━━ Supplied information ━━
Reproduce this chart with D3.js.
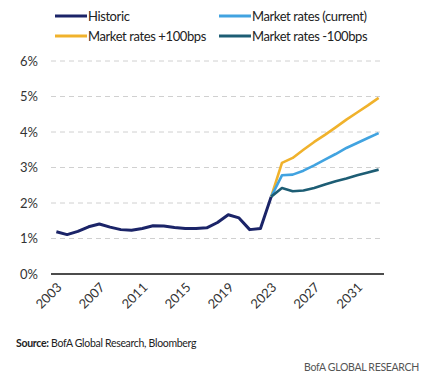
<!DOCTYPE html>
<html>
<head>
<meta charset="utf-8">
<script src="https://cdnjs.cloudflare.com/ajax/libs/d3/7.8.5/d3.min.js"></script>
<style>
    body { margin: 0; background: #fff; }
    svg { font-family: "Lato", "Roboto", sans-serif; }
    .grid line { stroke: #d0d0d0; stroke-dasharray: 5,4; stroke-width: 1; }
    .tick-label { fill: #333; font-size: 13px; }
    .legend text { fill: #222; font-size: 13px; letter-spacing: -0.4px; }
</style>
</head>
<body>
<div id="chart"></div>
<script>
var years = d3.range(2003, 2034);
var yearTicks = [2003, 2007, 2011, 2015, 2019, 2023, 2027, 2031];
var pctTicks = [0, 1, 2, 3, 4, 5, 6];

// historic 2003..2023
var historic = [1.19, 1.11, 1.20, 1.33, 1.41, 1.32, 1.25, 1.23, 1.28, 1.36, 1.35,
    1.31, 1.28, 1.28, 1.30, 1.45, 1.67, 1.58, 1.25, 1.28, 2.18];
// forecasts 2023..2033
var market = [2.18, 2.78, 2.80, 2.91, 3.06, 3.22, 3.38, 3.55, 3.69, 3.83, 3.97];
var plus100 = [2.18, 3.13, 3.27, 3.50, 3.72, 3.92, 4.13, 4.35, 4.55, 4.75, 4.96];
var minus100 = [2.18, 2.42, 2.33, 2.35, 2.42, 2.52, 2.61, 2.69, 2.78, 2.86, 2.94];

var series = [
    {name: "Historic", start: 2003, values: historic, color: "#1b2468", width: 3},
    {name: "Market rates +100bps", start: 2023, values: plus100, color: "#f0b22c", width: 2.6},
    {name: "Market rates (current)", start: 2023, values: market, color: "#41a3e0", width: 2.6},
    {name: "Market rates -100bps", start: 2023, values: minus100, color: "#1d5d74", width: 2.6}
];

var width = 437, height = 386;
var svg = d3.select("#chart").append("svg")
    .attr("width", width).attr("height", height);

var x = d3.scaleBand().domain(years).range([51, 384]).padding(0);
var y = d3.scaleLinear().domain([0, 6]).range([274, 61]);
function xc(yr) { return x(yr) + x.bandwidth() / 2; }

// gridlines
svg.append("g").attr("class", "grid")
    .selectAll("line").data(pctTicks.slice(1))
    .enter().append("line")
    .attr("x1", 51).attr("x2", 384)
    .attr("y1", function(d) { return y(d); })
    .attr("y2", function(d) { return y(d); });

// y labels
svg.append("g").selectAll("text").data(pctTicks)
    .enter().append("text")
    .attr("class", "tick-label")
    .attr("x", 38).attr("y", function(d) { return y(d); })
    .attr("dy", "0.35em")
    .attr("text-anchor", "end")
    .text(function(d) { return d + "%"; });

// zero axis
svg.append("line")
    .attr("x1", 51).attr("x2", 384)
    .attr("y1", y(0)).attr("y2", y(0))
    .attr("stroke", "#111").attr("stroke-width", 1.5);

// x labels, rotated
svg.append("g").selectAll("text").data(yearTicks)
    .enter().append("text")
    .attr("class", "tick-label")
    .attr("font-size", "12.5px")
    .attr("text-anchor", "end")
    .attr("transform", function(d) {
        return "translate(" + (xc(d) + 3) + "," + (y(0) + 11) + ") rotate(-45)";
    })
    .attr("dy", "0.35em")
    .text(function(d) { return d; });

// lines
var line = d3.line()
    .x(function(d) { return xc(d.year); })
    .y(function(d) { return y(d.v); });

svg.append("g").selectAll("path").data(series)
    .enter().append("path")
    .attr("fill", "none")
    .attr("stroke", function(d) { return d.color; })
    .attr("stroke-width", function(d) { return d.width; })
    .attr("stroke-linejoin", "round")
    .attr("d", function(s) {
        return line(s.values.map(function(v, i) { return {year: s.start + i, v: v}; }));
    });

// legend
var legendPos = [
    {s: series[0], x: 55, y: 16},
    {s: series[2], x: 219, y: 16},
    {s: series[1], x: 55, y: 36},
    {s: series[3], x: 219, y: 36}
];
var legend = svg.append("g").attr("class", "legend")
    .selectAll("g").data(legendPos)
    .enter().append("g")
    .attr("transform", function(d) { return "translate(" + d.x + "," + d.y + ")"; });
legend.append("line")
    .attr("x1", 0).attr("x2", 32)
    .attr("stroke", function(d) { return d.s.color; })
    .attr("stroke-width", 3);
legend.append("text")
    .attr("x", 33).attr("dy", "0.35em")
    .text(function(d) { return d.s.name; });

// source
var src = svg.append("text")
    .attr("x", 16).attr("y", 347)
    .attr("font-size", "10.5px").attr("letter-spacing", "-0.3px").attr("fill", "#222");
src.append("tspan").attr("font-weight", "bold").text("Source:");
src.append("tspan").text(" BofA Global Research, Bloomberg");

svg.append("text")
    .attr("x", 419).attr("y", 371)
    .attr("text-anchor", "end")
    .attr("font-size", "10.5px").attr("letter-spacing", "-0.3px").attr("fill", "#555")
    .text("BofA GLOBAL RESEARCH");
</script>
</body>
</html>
━━━
- Your goal
Leave out the pictures and repeat the lines from the start of the material through the line with "2.78, 2.86, 2.94];", inclusive.

- Result of this exercise
Reproduce this chart with D3.js.
<!DOCTYPE html>
<html>
<head>
<meta charset="utf-8">
<script src="https://cdnjs.cloudflare.com/ajax/libs/d3/7.8.5/d3.min.js"></script>
<style>
    body { margin: 0; background: #fff; }
    svg { font-family: "Lato", "Roboto", sans-serif; }
    .grid line { stroke: #d0d0d0; stroke-dasharray: 5,4; stroke-width: 1; }
    .tick-label { fill: #333; font-size: 13px; }
    .legend text { fill: #222; font-size: 13px; letter-spacing: -0.4px; }
</style>
</head>
<body>
<div id="chart"></div>
<script>
var years = d3.range(2003, 2034);
var yearTicks = [2003, 2007, 2011, 2015, 2019, 2023, 2027, 2031];
var pctTicks = [0, 1, 2, 3, 4, 5, 6];

// historic 2003..2023
var historic = [1.19, 1.11, 1.20, 1.33, 1.41, 1.32, 1.25, 1.23, 1.28, 1.36, 1.35,
    1.31, 1.28, 1.28, 1.30, 1.45, 1.67, 1.58, 1.25, 1.28, 2.18];
// forecasts 2023..2033
var market = [2.18, 2.78, 2.80, 2.91, 3.06, 3.22, 3.38, 3.55, 3.69, 3.83, 3.97];
var plus100 = [2.18, 3.13, 3.27, 3.50, 3.72, 3.92, 4.13, 4.35, 4.55, 4.75, 4.96];
var minus100 = [2.18, 2.42, 2.33, 2.35, 2.42, 2.52, 2.61, 2.69, 2.78, 2.86, 2.94];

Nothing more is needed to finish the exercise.